Blu and his family fly south to join Linda and Tulio, and have some adventures of their own when Jewel meets her father Eduardo (voiced by Andy Garcia), who is instantly disapproving of the nerdy Blu. Blu finds himself well and truly outside his comfort zone as he tries hard to ingratiate himself into the family, while Jewel seems to thrive in the wild.
The environmental themes come across quite strongly, and there are also positive messages about the importance of family that will also resonate strongly. But the film is a little uneven and patchy, probably due to the input of five writers whose tone and ideas don’t always seem to mesh satisfactorily. The writers include director Carlos Saldanha (who also directed the first Rio), the late Don Rhymer (who worked on the original, as well as writing films like the three Big Momma’s House films), Jenny Bicks (whose credits include female centric tv series like The Big C and Sex And The City, etc), Yoni Brenner (Ice Age: Dawn Of The Dinosaurs, etc) and first time screenwriter Carlos Kotkin. There are several subplots that make for a busy film, but there are times when characters disappear for lengthy periods, only to reappear later.
Nonetheless there is some great CGI animation here, and, like most cartoons today, the film has been shot in 3D, although the process is not really used all that effectively. The film is also slowed down by some uninspired and insipid musical numbers that add little to the material beyond padding out the running time. The dreary songs also hark back to some of the lesser Disney animated films of the 60s, and there is one Busby Berkley-like sequence that adds little. The attempts at humour are forced and fall flat, and many of the characters here are merely annoying.
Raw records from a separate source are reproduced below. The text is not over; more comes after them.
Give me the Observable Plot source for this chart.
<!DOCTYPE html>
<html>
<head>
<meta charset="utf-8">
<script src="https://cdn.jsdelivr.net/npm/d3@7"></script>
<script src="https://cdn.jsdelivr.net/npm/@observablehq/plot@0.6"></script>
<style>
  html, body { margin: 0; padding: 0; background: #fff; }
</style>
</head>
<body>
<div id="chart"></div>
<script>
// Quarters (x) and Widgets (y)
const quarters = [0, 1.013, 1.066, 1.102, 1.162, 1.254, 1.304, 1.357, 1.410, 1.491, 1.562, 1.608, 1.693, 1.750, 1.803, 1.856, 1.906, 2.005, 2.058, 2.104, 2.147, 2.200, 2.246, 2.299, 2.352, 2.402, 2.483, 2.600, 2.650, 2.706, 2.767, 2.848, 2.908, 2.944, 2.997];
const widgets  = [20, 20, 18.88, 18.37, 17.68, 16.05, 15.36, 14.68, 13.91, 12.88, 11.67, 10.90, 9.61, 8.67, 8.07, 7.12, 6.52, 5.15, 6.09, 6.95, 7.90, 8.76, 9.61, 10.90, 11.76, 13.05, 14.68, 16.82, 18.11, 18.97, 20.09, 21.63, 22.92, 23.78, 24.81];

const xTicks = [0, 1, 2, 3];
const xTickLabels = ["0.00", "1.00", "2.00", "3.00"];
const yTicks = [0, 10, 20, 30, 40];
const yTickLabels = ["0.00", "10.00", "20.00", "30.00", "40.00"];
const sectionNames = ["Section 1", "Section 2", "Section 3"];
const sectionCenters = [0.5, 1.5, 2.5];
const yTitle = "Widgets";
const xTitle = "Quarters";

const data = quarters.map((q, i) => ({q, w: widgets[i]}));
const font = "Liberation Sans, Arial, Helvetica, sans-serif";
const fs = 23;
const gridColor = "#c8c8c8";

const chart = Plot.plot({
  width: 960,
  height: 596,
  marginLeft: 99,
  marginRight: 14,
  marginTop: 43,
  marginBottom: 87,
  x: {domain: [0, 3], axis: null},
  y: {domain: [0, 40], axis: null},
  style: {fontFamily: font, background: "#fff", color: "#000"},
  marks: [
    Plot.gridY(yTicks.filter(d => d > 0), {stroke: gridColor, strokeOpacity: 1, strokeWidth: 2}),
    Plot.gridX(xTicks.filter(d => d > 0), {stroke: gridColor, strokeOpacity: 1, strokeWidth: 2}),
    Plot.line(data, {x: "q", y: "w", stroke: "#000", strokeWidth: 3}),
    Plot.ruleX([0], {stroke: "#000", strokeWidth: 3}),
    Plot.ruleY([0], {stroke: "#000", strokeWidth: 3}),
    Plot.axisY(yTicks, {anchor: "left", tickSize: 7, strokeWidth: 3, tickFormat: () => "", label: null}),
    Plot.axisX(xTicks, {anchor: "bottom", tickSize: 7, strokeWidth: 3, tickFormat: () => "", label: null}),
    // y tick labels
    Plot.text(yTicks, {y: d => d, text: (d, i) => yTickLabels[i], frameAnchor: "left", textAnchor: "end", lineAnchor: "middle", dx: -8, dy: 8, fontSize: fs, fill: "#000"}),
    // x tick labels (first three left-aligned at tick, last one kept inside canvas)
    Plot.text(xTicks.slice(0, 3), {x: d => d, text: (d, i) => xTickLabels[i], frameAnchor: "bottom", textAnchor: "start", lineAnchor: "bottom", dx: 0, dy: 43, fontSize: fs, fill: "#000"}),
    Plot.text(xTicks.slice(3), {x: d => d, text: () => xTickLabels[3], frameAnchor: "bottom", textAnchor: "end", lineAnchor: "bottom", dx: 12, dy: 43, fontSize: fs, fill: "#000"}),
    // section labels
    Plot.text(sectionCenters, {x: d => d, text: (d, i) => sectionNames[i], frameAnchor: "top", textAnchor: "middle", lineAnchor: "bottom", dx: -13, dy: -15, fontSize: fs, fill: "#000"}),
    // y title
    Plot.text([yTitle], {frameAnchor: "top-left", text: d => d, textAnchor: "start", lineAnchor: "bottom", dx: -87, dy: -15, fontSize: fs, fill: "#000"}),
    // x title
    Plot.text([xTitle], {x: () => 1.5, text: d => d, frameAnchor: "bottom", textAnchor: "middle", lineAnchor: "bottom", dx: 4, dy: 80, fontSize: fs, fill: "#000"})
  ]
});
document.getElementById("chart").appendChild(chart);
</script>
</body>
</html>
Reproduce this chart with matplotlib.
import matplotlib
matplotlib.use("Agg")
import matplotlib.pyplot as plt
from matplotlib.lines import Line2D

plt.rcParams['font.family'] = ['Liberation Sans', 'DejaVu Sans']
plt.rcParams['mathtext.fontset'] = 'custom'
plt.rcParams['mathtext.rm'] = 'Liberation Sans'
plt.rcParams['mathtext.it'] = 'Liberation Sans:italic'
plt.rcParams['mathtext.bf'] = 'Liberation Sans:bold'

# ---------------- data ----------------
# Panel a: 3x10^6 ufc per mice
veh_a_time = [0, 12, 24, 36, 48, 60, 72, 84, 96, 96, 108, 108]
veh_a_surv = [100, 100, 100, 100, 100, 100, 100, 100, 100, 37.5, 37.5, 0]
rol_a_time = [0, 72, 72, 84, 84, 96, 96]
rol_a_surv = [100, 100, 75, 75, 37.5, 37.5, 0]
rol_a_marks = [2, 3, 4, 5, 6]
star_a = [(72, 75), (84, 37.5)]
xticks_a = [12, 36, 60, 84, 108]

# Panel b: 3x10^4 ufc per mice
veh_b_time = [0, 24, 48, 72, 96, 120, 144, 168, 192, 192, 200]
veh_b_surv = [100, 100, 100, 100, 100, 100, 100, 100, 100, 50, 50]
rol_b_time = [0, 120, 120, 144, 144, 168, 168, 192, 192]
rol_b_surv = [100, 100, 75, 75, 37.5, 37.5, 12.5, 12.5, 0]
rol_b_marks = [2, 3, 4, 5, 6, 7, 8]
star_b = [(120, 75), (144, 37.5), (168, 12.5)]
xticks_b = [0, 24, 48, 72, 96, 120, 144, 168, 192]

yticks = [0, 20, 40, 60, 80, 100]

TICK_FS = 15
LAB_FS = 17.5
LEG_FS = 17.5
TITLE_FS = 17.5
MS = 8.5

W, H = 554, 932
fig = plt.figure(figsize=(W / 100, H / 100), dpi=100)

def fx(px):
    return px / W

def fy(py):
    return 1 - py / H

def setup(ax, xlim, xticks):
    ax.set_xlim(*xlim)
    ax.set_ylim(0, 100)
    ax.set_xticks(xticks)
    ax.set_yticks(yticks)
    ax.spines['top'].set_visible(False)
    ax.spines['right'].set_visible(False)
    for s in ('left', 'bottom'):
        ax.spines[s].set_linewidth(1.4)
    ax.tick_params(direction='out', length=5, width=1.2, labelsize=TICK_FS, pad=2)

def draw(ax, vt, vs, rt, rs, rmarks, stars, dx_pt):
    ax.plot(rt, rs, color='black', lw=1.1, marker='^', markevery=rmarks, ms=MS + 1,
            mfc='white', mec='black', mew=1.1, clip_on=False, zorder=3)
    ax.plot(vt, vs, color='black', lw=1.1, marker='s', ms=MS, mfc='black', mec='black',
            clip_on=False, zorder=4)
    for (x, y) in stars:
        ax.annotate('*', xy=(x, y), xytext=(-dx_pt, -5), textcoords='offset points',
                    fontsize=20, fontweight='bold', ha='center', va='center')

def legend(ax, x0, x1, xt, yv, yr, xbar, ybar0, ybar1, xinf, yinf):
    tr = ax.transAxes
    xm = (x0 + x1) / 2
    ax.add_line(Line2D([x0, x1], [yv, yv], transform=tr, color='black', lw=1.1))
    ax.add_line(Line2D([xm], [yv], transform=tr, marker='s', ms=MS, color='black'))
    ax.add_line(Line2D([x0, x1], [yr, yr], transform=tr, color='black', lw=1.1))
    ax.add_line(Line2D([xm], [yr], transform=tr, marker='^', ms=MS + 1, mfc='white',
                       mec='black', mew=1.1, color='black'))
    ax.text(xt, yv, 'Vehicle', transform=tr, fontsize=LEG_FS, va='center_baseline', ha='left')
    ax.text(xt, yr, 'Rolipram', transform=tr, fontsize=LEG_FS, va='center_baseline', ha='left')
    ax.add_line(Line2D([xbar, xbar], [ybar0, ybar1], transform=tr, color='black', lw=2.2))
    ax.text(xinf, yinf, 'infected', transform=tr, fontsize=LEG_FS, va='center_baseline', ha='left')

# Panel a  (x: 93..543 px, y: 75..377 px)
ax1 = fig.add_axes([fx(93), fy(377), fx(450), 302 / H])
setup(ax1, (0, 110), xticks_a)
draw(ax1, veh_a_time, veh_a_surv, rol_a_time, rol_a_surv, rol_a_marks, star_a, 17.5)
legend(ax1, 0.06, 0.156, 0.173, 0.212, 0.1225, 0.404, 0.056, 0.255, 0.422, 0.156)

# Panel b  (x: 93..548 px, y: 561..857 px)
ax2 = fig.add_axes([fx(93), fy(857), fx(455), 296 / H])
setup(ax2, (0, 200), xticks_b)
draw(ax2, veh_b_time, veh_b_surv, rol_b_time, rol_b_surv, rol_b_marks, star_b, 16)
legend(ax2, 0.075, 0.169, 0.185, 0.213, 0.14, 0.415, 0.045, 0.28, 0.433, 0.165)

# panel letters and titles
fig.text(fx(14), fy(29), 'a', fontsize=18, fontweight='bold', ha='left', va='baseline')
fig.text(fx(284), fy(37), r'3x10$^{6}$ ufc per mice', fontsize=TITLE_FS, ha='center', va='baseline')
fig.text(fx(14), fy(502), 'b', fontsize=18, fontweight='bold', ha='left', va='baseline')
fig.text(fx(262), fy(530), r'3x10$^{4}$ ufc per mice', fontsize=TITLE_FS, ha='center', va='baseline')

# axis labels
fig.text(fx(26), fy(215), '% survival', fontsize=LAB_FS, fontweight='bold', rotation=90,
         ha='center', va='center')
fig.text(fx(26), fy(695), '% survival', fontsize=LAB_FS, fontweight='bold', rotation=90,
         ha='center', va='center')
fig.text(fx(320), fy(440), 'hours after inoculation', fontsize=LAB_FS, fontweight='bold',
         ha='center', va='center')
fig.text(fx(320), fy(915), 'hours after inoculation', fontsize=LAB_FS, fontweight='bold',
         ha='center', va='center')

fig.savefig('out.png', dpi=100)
However, there is a great vocal cast to bring the characters to life, with most of the original cast returning. Eisenberg is endearing as the awkward and nerdy Blu, and he brings his usual nervous mannerisms to his reading of the role. Hathaway is good as the no-nonsense and loyal Jewel, who is happy to be reunited with her long lost family. Jemaine Clement (from Flight Of The Conchords, etc) reprises his role as Nigel, the psycho cockatoo out for revenge against Blu, and his manic character is one of the best things about this fairly bland feature. George Lopez also returns as Raphael, the hapless bulldog, but he is given little to do this time around.
New additions to the franchise include Garcia, who is good as the gruff and distrusting Eduardo, who is disapproving of Blu, and his character closely resembles Robert De Niro’s suspicious father figure from the Meet The Parents series and Miguel Ferrer, who is one dimensional as the nasty head of the logging company. Rita Moreno is waste as Jewel’s mother, while Bruno Mars has fun as Roberto, who is a rival for Jewel’s affections. And Kristin Chenowith also provides some great moments as Gabi, a poisonous tree frog in love with Nigel. The heavyweight cast also comprises of Jamie Foxx, Tracy Morgan (from 30 Rock, etc), will.i.am, Sergio Mendes, Jake T Austin.
Brazil is the centre of attention at the moment what with the World Cup and the forthcoming Olympics, but even the frustrating nil-all draws and the precious overacting by some of these highly overpaid sports stars have more emotion, genuine drama, humour and entertainment value than this disappointing and unnecessary sequel. Of all the animated films on release during the school holidays, the far superior How To Train Your Dragon 2 is the best option.